Mina put the phone down. She had to check in with the restaurant. Then she had to see Max. Again. Nearly every day now. Just the thought of how it would go once she got there, how they would start right in without talking, was enough to make her feel better.
* * * VIDEO # 2
Outside MAX’S house. Surveillance black and gray, video hazy. Static angle down on doorway. Obviously from a fixed security camera. We see nothing but the doorway for a moment.
TITLE: ARRIVALS AND DEPARTURES
GIRL appears at door. Her face has been pixelated to obscure her features. She is wearing a sun hat. She leans into the intercom. She pauses for a moment, then pushes the door open.
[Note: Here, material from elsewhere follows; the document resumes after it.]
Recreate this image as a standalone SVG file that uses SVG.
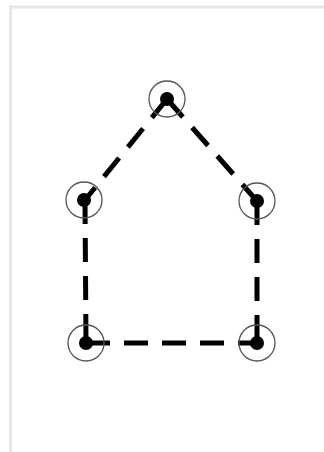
<svg xmlns="http://www.w3.org/2000/svg" width="324" height="452" viewBox="0 0 324 452">
<style>
.frame{fill:none;stroke:#e6e6e6;stroke-width:3}
.edge{fill:none;stroke:#000;stroke-width:5;stroke-dasharray:24 14}
.ring{fill:none;stroke:#555;stroke-width:1.3}
.dot{fill:#000}
</style>
<rect width="324" height="452" fill="#fff"/>
<path class="frame" d="M10.5 460 V7 H330"/>
<g id="connectors">
<line class="edge" x1="167" y1="99" x2="85" y2="200"/>
<line class="edge" x1="167" y1="99" x2="257" y2="201"/>
<line class="edge" x1="85" y1="200" x2="86" y2="343"/>
<line class="edge" x1="257" y1="201" x2="257" y2="343"/>
<line class="edge" x1="86" y1="343" x2="257" y2="343"/>
</g>
<g id="node-top"><circle class="ring" cx="167" cy="99" r="18"/><circle class="dot" cx="167" cy="99" r="7"/></g>
<g id="node-left"><circle class="ring" cx="84" cy="200" r="18"/><circle class="dot" cx="84" cy="200" r="7"/></g>
<g id="node-right"><circle class="ring" cx="257" cy="201" r="18"/><circle class="dot" cx="257" cy="201" r="7"/></g>
<g id="node-bottom-left"><circle class="ring" cx="86" cy="343" r="18"/><circle class="dot" cx="86" cy="343" r="7"/></g>
<g id="node-bottom-right"><circle class="ring" cx="257" cy="343" r="18"/><circle class="dot" cx="257" cy="343" r="7"/></g>
</svg>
CUT TO: SAME DOORWAY AGAIN.
Exact same shot of still entrance. The door opens and GIRL exits. She pauses, puts on her sunglasses, and walks off camera.
CUT TO: SAME DOORWAY AGAIN.
GIRL enters the frame, no sunglasses. She pauses, opens her purse, and takes out a compact. She checks her face, touches her hair. She returns compact to purse and presses buzzer. She waits, looks directly at camera, and waves. She rests her hand on the doorknob and then goes inside.
CUT TO: SAME DOORWAY AGAIN.
Entrance is empty for a few seconds. The door opens and GIRL exits, rushing right off camera in an instant.
CUT TO: SAME DOORWAY AGAIN.
END TITLE: A MINAMAX PRODUCTION
Saturday.
Mina had to go to work today.
Lorene called her early, waking her. She sounded upset, but Mina pretended not to notice. All she could think about was no Max today. Instead she would have to cover the lunch shift at the restaurant. She would have to get it together and smile and be the face of calm and confidence. She had lied to David about having to work and now she really did have to work.
Lisa had to go to work today.
The twins could not be left with their father on Saturdays. He slept in and by the time he was up and about, the children had been awake for hours. In his misery and exhaustion, he had no patience. Mrs. Brenshaw was feeling ill today and couldn’t baby-sit even for a few hours. Lisa decided she would take the children to Lorene’s. She’d let them play in the living room and watch TV while she cleaned. This was not allowed by her company. But she couldn’t leave them alone with Mark.
Lorene did not have to go to work today.
She canceled her appointments and her session with Beryl at St. John’s. She would stay in bed and do nothing. She would let Mina handle everything and sleep in.
She would perhaps spend the day under her sheets, in the dark, trying to be still. She was contemplating some self-touch therapy when she heard the door unlock. She froze under her sheets, and then she remembered Saturday morning the cleaning woman, Lisa, came. She wouldn’t have any peace, not even one morning of it. She put on a chartreuse vintage silk kimono painted with tiny Eiffel Towers and black velvet Chinese slippers with sequins. She went down the spiral stairs intending to ask Lisa to cancel today’s cleaning. In the living room Lisa had her two five-year-olds, each grasping one hand. They were a boy and a girl, and Lorene watched as the heavyset woman arranged them on her couch with their toys in front of her large TV. Lisa had on a T-shirt that said “California” in looping cursive letters, with a stylized palm tree punctuating the final a.
“Mom, it’s much bigger than our TV,” the boy said.
“Yes, it is. Now, you guys watch cartoons just like at home. Don’t touch anything. Sit right here and afterward we’ll get ice cream.”
The children nodded and smiled and were already too occupied with the TV to bother with their mother any longer. When Lisa turned away from the kids and saw Lorene, she nearly fell back.